### Brief
Would you transcribe the listing that follows, character for character, and omit its images?
--- start of Supplied information ---
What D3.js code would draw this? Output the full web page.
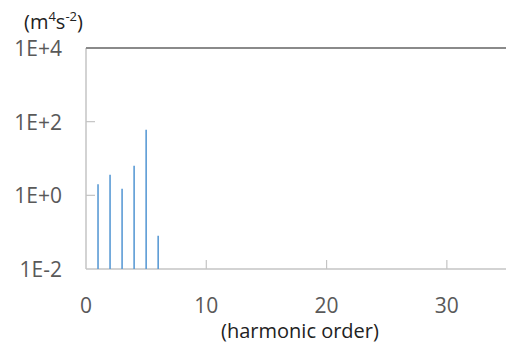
<!DOCTYPE html>
<html>
<head>
<meta charset="utf-8">
<script src="https://cdn.jsdelivr.net/npm/d3@7"></script>
<style>
  html, body { margin: 0; padding: 0; background: #fff; }
  svg { display: block; }
  text { font-family: "Open Sans", "Liberation Sans", sans-serif; }
</style>
</head>
<body>
<svg id="chart" width="506" height="347"></svg>
<script>
// Harmonic spectrum: order and amplitude (m^4 s^-2)
const harmonicOrders = [1, 2, 3, 4, 5, 6];
const amplitudes = [2.0, 3.6, 1.5, 6.4, 60, 0.08];
const xTicks = [0, 10, 20, 30];
const yTicks = [1e-2, 1e0, 1e2, 1e4];
const yTickLabels = ["1E-2", "1E+0", "1E+2", "1E+4"];

const svg = d3.select("#chart");
const plotLeft = 86, plotRight = 507, plotTop = 48, plotBottom = 269;

const x = d3.scaleLinear().domain([0, 35]).range([plotLeft, plotRight]);
const y = d3.scaleLog().domain([1e-2, 1e4]).range([plotBottom, plotTop]);

// plot frame: light axes, darker top border
svg.append("line")
  .attr("x1", plotLeft).attr("x2", plotLeft).attr("y1", plotTop).attr("y2", plotBottom)
  .attr("stroke", "#c4c4c4").attr("stroke-width", 1.5);
svg.append("line")
  .attr("x1", plotLeft).attr("x2", 506).attr("y1", plotBottom).attr("y2", plotBottom)
  .attr("stroke", "#c4c4c4").attr("stroke-width", 1.5);
svg.append("line")
  .attr("x1", plotLeft).attr("x2", 506).attr("y1", plotTop).attr("y2", plotTop)
  .attr("stroke", "#8a8a8a").attr("stroke-width", 2);

// inward tick marks
svg.selectAll(".xt").data(xTicks.filter(d => d > 0)).enter().append("line")
  .attr("x1", d => x(d)).attr("x2", d => x(d))
  .attr("y1", plotBottom).attr("y2", plotBottom - 9)
  .attr("stroke", "#c4c4c4").attr("stroke-width", 1.2);
svg.selectAll(".yt").data(yTicks.slice(1, 3)).enter().append("line")
  .attr("x1", plotLeft).attr("x2", plotLeft + 9)
  .attr("y1", d => y(d)).attr("y2", d => y(d))
  .attr("stroke", "#c4c4c4").attr("stroke-width", 1.2);

// tick labels
svg.selectAll(".xl").data(xTicks).enter().append("text")
  .attr("x", d => x(d)).attr("y", 313)
  .attr("text-anchor", "middle")
  .attr("font-size", 21).attr("fill", "#595959")
  .text(d => d);
svg.selectAll(".yl").data(yTicks).enter().append("text")
  .attr("x", 62).attr("y", d => y(d) + 8)
  .attr("text-anchor", "end")
  .attr("font-size", 21).attr("fill", "#595959")
  .text((d, i) => yTickLabels[i]);

// spectral lines
svg.selectAll(".bar").data(harmonicOrders).enter().append("line")
  .attr("x1", d => x(d)).attr("x2", d => x(d))
  .attr("y1", plotBottom).attr("y2", (d, i) => y(amplitudes[i]))
  .attr("stroke", "#5b9bd5").attr("stroke-width", 1.6);

// axis titles
const unit = svg.append("text").attr("x", 24).attr("y", 29)
  .attr("font-size", 20).attr("fill", "#222");
unit.append("tspan").text("(m");
unit.append("tspan").attr("font-size", 13).attr("dy", -8).text("4");
unit.append("tspan").attr("dy", 8).text("s");
unit.append("tspan").attr("font-size", 13).attr("dy", -8).text("-2");
unit.append("tspan").attr("dy", 8).text(")");

svg.append("text").attr("x", 300).attr("y", 338)
  .attr("text-anchor", "middle")
  .attr("font-size", 20).attr("fill", "#222")
  .text("(harmonic order)");
</script>
</body>
</html>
--- end of Supplied information ---
### Full output
What D3.js code would draw this? Output the full web page.
<!DOCTYPE html>
<html>
<head>
<meta charset="utf-8">
<script src="https://cdn.jsdelivr.net/npm/d3@7"></script>
<style>
  html, body { margin: 0; padding: 0; background: #fff; }
  svg { display: block; }
  text { font-family: "Open Sans", "Liberation Sans", sans-serif; }
</style>
</head>
<body>
<svg id="chart" width="506" height="347"></svg>
<script>
// Harmonic spectrum: order and amplitude (m^4 s^-2)
const harmonicOrders = [1, 2, 3, 4, 5, 6];
const amplitudes = [2.0, 3.6, 1.5, 6.4, 60, 0.08];
const xTicks = [0, 10, 20, 30];
const yTicks = [1e-2, 1e0, 1e2, 1e4];
const yTickLabels = ["1E-2", "1E+0", "1E+2", "1E+4"];

const svg = d3.select("#chart");
const plotLeft = 86, plotRight = 507, plotTop = 48, plotBottom = 269;

const x = d3.scaleLinear().domain([0, 35]).range([plotLeft, plotRight]);
const y = d3.scaleLog().domain([1e-2, 1e4]).range([plotBottom, plotTop]);

// plot frame: light axes, darker top border
svg.append("line")
  .attr("x1", plotLeft).attr("x2", plotLeft).attr("y1", plotTop).attr("y2", plotBottom)
  .attr("stroke", "#c4c4c4").attr("stroke-width", 1.5);
svg.append("line")
  .attr("x1", plotLeft).attr("x2", 506).attr("y1", plotBottom).attr("y2", plotBottom)
  .attr("stroke", "#c4c4c4").attr("stroke-width", 1.5);
svg.append("line")
  .attr("x1", plotLeft).attr("x2", 506).attr("y1", plotTop).attr("y2", plotTop)
  .attr("stroke", "#8a8a8a").attr("stroke-width", 2);

// inward tick marks
svg.selectAll(".xt").data(xTicks.filter(d => d > 0)).enter().append("line")
  .attr("x1", d => x(d)).attr("x2", d => x(d))
  .attr("y1", plotBottom).attr("y2", plotBottom - 9)
  .attr("stroke", "#c4c4c4").attr("stroke-width", 1.2);
svg.selectAll(".yt").data(yTicks.slice(1, 3)).enter().append("line")
  .attr("x1", plotLeft).attr("x2", plotLeft + 9)
  .attr("y1", d => y(d)).attr("y2", d => y(d))
  .attr("stroke", "#c4c4c4").attr("stroke-width", 1.2);

// tick labels
svg.selectAll(".xl").data(xTicks).enter().append("text")
  .attr("x", d => x(d)).attr("y", 313)
  .attr("text-anchor", "middle")
  .attr("font-size", 21).attr("fill", "#595959")
  .text(d => d);
svg.selectAll(".yl").data(yTicks).enter().append("text")
  .attr("x", 62).attr("y", d => y(d) + 8)
  .attr("text-anchor", "end")
  .attr("font-size", 21).attr("fill", "#595959")
  .text((d, i) => yTickLabels[i]);

// spectral lines
svg.selectAll(".bar").data(harmonicOrders).enter().append("line")
  .attr("x1", d => x(d)).attr("x2", d => x(d))
  .attr("y1", plotBottom).attr("y2", (d, i) => y(amplitudes[i]))
  .attr("stroke", "#5b9bd5").attr("stroke-width", 1.6);

// axis titles
const unit = svg.append("text").attr("x", 24).attr("y", 29)
  .attr("font-size", 20).attr("fill", "#222");
unit.append("tspan").text("(m");
unit.append("tspan").attr("font-size", 13).attr("dy", -8).text("4");
unit.append("tspan").attr("dy", 8).text("s");
unit.append("tspan").attr("font-size", 13).attr("dy", -8).text("-2");
unit.append("tspan").attr("dy", 8).text(")");

svg.append("text").attr("x", 300).attr("y", 338)
  .attr("text-anchor", "middle")
  .attr("font-size", 20).attr("fill", "#222")
  .text("(harmonic order)");
</script>
</body>
</html>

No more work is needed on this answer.